Monday, April 14, 2008

MOHAMMEDAN WILL

My article on Hindu Will was an insight into what you needed to know about the Will. This article deals with "Mohammedan Will".

In Mohammedan Law a "WILL" is known as Wasiyatnama. It is a legal declaration of the intentions of a Mohammedan, regarding disposal of his property after his demise. The original "WILL" is in Arabic language which was later translated by some Mohammedan lawyers. It is reported that Mr. Charles Hamilton translated the original WILL from Persian language to English. The authority on Mohammedan WILL is Hedaya, which means guide. Shaikh Burhan-Ud-din-Ali composed the Hedaya.


Any Mohammedan of sound mind and who is not a minor can bequeath his property by WILL. A Mohammedan is deemed to be a major on completion of 15 years of age. Section 3 of the Indian Majority Act 1875 stipulates that a person shall be deemed to have attained majority when he shall have completed 18 years of age. However it was known that a Mohammedan who has completed 15 years of age before the Indian Majority Act 1875 came into effect is competent to make a valid WILL for bequest of his property. Unlike a Hindu WILL a Will made by a Mohammedan may be oral. In the case of a written WILL no particular form is prescribed. A written WILL is not mandatory. It can be a verbal declaration. What matters is that the intention of the testator (maker of the WILL) should be sufficiently established. Another contrast between a Hindu WILL and Mohammedan WILL is that in the case of the later a written WILL need not be signed. It need not be attested as well. However for the sake of ambiguity and to avoid disputes amongst the legal heirs in future it is advisable to get the WILL attested. A bequest made by a testator to any of his legal heirs through a written WILL is valid only if other heirs agree to the bequest after the death of the testator. The validity of the legal heir is determined at the time of execution of the WILL. In contrast a bequest made by a testator to others who are not legal heirs does not require the approval of legal heirs.

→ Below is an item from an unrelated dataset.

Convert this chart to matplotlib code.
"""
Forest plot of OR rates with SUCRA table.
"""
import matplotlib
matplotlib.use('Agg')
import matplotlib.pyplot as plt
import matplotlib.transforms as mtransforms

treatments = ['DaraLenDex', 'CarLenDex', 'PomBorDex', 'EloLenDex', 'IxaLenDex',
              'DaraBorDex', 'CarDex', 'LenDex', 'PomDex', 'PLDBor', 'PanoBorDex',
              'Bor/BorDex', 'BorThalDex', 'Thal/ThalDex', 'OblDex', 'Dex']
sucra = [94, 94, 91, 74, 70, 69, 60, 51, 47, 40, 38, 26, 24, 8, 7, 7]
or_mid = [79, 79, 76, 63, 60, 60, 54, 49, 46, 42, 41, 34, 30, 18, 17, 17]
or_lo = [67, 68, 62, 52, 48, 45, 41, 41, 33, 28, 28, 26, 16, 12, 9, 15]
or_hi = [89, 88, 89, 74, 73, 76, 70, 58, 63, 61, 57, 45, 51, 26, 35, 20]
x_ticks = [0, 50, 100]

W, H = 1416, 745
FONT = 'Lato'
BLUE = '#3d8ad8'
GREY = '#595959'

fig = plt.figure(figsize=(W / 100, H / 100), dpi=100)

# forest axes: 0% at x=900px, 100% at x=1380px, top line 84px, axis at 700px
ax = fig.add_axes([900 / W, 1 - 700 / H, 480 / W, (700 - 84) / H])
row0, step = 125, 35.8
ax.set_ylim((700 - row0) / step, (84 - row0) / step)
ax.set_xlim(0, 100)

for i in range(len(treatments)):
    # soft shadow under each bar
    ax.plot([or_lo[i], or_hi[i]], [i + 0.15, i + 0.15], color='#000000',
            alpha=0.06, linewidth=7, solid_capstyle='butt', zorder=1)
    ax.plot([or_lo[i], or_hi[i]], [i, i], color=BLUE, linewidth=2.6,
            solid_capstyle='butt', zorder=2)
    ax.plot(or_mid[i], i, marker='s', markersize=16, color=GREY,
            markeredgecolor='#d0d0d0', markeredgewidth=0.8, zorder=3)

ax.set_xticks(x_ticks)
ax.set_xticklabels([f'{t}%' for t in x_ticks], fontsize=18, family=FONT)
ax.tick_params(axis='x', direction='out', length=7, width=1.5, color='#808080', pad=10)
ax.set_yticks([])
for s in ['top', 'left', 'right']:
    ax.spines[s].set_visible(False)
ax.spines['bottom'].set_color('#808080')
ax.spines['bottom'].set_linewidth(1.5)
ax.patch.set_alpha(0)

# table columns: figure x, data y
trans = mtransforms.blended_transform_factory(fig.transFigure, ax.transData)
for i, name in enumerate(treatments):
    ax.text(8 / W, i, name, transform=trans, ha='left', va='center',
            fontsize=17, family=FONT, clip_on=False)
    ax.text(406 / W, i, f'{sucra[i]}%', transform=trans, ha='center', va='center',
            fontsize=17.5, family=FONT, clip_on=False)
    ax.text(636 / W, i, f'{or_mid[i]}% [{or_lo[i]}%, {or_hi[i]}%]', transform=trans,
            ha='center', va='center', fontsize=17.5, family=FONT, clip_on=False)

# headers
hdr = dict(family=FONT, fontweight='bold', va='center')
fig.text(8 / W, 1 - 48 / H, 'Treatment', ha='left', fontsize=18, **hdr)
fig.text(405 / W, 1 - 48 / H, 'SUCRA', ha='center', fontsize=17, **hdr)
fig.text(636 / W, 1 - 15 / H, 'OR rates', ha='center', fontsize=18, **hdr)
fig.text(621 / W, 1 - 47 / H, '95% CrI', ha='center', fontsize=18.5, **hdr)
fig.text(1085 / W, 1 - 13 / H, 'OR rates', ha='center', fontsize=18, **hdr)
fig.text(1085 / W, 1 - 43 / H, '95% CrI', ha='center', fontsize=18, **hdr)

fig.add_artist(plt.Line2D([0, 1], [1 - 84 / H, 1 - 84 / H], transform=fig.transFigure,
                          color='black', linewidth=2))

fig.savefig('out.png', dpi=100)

The property to be bequeathed must be in existence at the time of the testators death even though it may not have been in existence at the time of execution of the WILL. The property must be capable of being transferred. The position of the legatee (beneficiary of the WILL) is akin to that of the beneficiary under WAKF in as much as the corpus may be given to someone and the benefits accrued out of the same may be given to another. However there are certain limitations to the testamentary powers of the testator. The testator cannot dispose off more than one third of his property after meeting the debts and funeral expenses and this required the consent of the legal heirs. According to the Mohammedan law in order to be the beneficiary of the bequest, the legatee must be in existence at the time of the death of the testator. A bequest made to a person who is not in existence at the time of the death of the testator is not valid. However a bequest to a child in the womb at the time of death of the testator is valid provided the child is born within 6 months of the date of the WILL. A future bequest is not valid. In case the legatee predeceases the testator the bequest will lapse and the send bequest reverts to the testators estate. If the legatee expires without having any legal heirs then his legacy would pass on to the heirs of the testator.

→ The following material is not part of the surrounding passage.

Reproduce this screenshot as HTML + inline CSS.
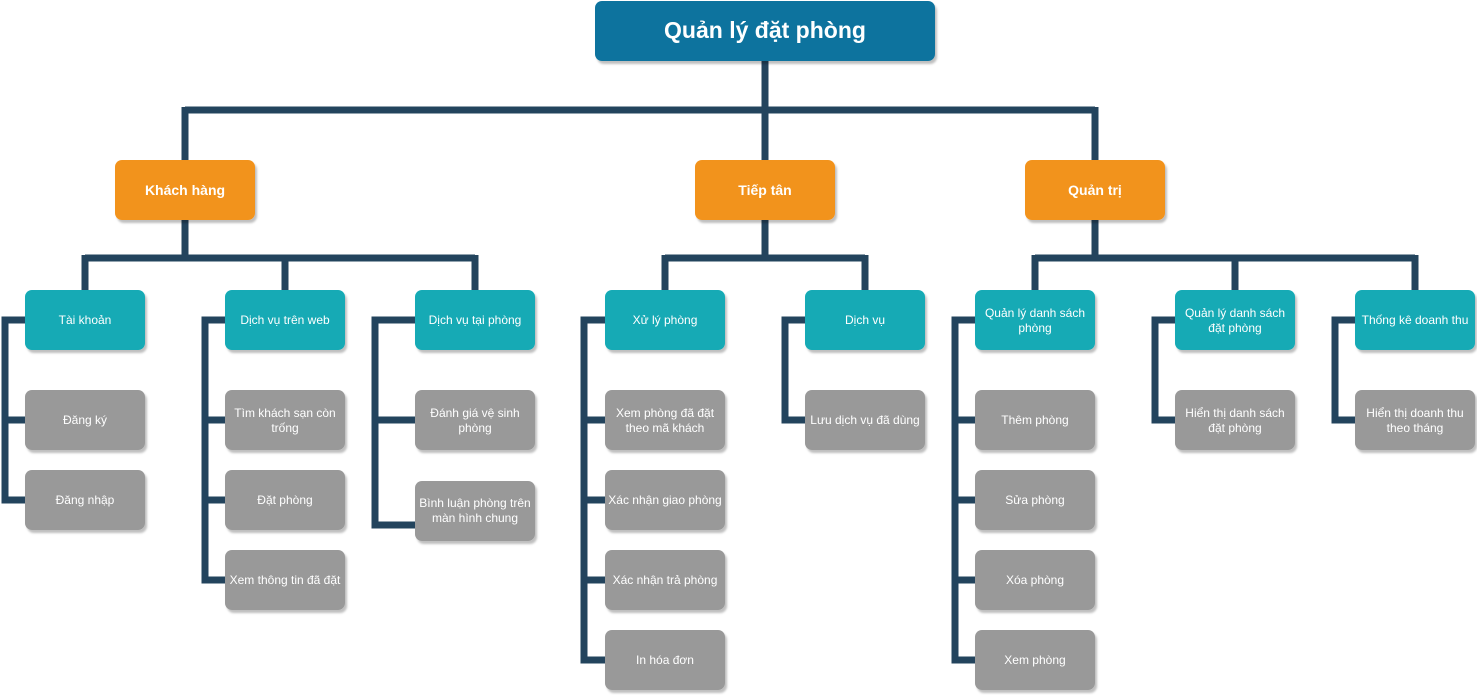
<!DOCTYPE html>
<html><head><meta charset="utf-8"><style>
html,body{margin:0;padding:0;background:#fff;}
svg text{font-family:"Liberation Sans",Arial,sans-serif;fill:#fff;text-anchor:middle;}
</style></head><body>
<svg width="1477" height="695" viewBox="0 0 1477 695" xmlns="http://www.w3.org/2000/svg">
<defs>
<filter id="sh" x="-10%" y="-10%" width="130%" height="130%"><feDropShadow dx="2" dy="3" stdDeviation="1" flood-color="#000" flood-opacity="0.25"/></filter>
</defs>
<g fill="none" stroke="#23445d" stroke-width="7">
<path d="M765 60V160 M185 110H1095 M185 107V160 M1095 107V160"/>
<path d="M185 220V258 M85 258H475 M85 255V290 M285 255V290 M475 255V290"/>
<path d="M765 220V258 M665 258H865 M665 255V290 M865 255V290"/>
<path d="M1095 220V258 M1035 258H1415 M1035 255V290 M1235 255V290 M1415 255V290"/>
<path d="M25 320H5V500H25 M5 420H25"/>
<path d="M225 320H205V580H225 M205 420H225 M205 500H225"/>
<path d="M415 320H375V525H415 M375 420H415"/>
<path d="M605 320H584V660H605 M584 420H605 M584 500H605 M584 580H605"/>
<path d="M805 320H785V420H805"/>
<path d="M975 320H955V660H975 M955 420H975 M955 500H975 M955 580H975"/>
<path d="M1175 320H1155V420H1175"/>
<path d="M1355 320H1335V420H1355"/>
</g>
<g filter="url(#sh)">
<rect x="595" y="1" width="340" height="60" rx="7" fill="#10739e"/>
<g fill="#f2931e">
<rect x="115" y="160" width="140" height="60" rx="7"/>
<rect x="695" y="160" width="140" height="60" rx="7"/>
<rect x="1025" y="160" width="140" height="60" rx="7"/>
</g>
<g fill="#12aab5">
<rect x="25" y="290" width="120" height="60" rx="7"/>
<rect x="225" y="290" width="120" height="60" rx="7"/>
<rect x="415" y="290" width="120" height="60" rx="7"/>
<rect x="605" y="290" width="120" height="60" rx="7"/>
<rect x="805" y="290" width="120" height="60" rx="7"/>
<rect x="975" y="290" width="120" height="60" rx="7"/>
<rect x="1175" y="290" width="120" height="60" rx="7"/>
<rect x="1355" y="290" width="120" height="60" rx="7"/>
</g>
<g fill="#999">
<rect x="25" y="390" width="120" height="60" rx="7"/>
<rect x="25" y="470" width="120" height="60" rx="7"/>
<rect x="225" y="390" width="120" height="60" rx="7"/>
<rect x="225" y="470" width="120" height="60" rx="7"/>
<rect x="225" y="550" width="120" height="60" rx="7"/>
<rect x="415" y="390" width="120" height="60" rx="7"/>
<rect x="415" y="481" width="120" height="60" rx="7"/>
<rect x="605" y="390" width="120" height="60" rx="7"/>
<rect x="605" y="470" width="120" height="60" rx="7"/>
<rect x="605" y="550" width="120" height="60" rx="7"/>
<rect x="605" y="630" width="120" height="60" rx="7"/>
<rect x="805" y="390" width="120" height="60" rx="7"/>
<rect x="975" y="390" width="120" height="60" rx="7"/>
<rect x="975" y="470" width="120" height="60" rx="7"/>
<rect x="975" y="550" width="120" height="60" rx="7"/>
<rect x="975" y="630" width="120" height="60" rx="7"/>
<rect x="1175" y="390" width="120" height="60" rx="7"/>
<rect x="1355" y="390" width="120" height="60" rx="7"/>
</g>
</g>
<text x="765" y="38" font-size="23" font-weight="bold">Quản lý đặt phòng</text>
<g font-size="14" font-weight="bold">
<text x="185" y="195">Khách hàng</text>
<text x="765" y="195">Tiếp tân</text>
<text x="1095" y="195">Quản trị</text>
</g>
<g font-size="12">
<text x="85" y="324">Tài khoản</text>
<text x="285" y="324">Dịch vụ trên web</text>
<text x="475" y="324">Dịch vụ tại phòng</text>
<text x="665" y="324">Xử lý phòng</text>
<text x="865" y="324">Dịch vụ</text>
<text x="1035" y="317">Quản lý danh sách</text><text x="1035" y="332">phòng</text>
<text x="1235" y="317">Quản lý danh sách</text><text x="1235" y="332">đặt phòng</text>
<text x="1415" y="324">Thống kê doanh thu</text>

<text x="85" y="424">Đăng ký</text>
<text x="85" y="504">Đăng nhập</text>
<text x="285" y="417">Tìm khách sạn còn</text><text x="285" y="432">trống</text>
<text x="285" y="504">Đặt phòng</text>
<text x="285" y="584">Xem thông tin đã đặt</text>
<text x="475" y="417">Đánh giá vệ sinh</text><text x="475" y="432">phòng</text>
<text x="475" y="507">Bình luận phòng trên</text><text x="475" y="522">màn hình chung</text>
<text x="665" y="417">Xem phòng đã đặt</text><text x="665" y="432">theo mã khách</text>
<text x="665" y="504">Xác nhận giao phòng</text>
<text x="665" y="584">Xác nhận trả phòng</text>
<text x="665" y="664">In hóa đơn</text>
<text x="865" y="424">Lưu dịch vụ đã dùng</text>
<text x="1035" y="424">Thêm phòng</text>
<text x="1035" y="504">Sửa phòng</text>
<text x="1035" y="584">Xóa phòng</text>
<text x="1035" y="664">Xem phòng</text>
<text x="1235" y="417">Hiển thị danh sách</text><text x="1235" y="432">đặt phòng</text>
<text x="1415" y="417">Hiển thị doanh thu</text><text x="1415" y="432">theo tháng</text>
</g>
</svg>
</body></html>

A WILL executed by a Mohammedan after being proved may be admissible as evidence though it does not require to be probated. The estate of the testator after his demise rests in the Executor of the well provided be agrees to be the Executor from the date of death of the testator. In case the testator dies intestate (without making a WILL) letter of Administration is not required from the Jurisdictional Court to establish right over the property of the testator. However it is required for debts due to the estate of the testator as per Section 212 (2) of the Indian Succession Act.

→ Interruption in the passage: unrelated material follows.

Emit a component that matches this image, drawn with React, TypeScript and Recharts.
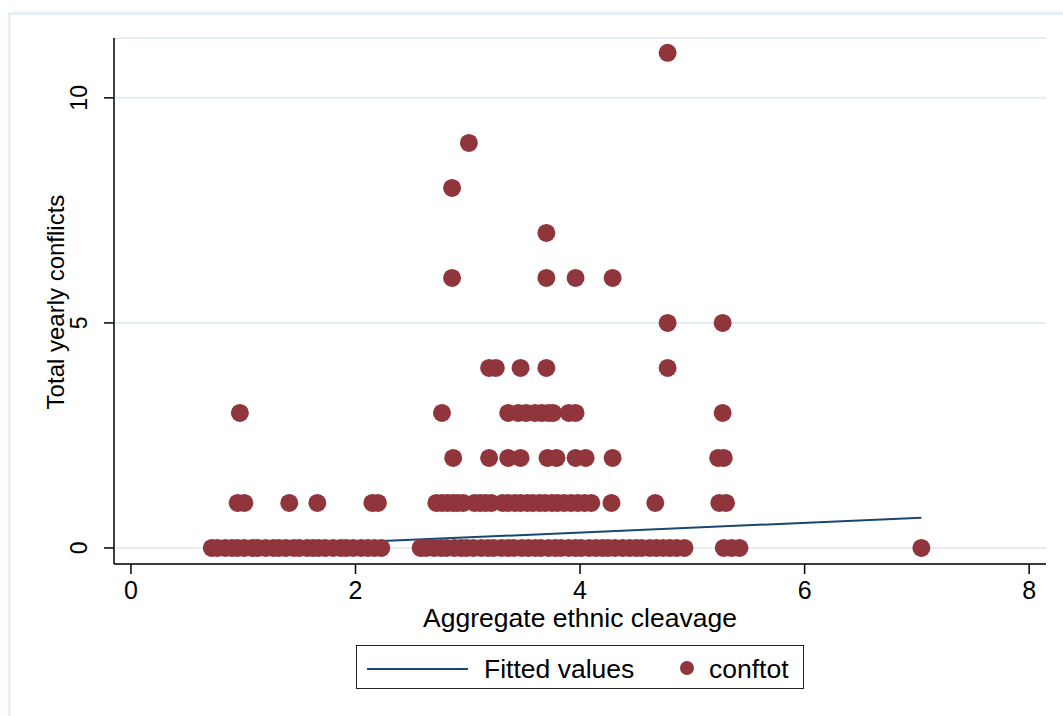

The WILL can be revoked by the testator under the Mohammedan law. Revocation may be expressly or by implication. Express revocation of a WILL is made by writing or orally, whereas a implied revocation of a WILL is deemed to have been made when the testers does an act from which it infers that a revocation of the Will is established. A WILL can also be revoked by a subsequent WILL where by the testator bequeaths his bequeathed property to another.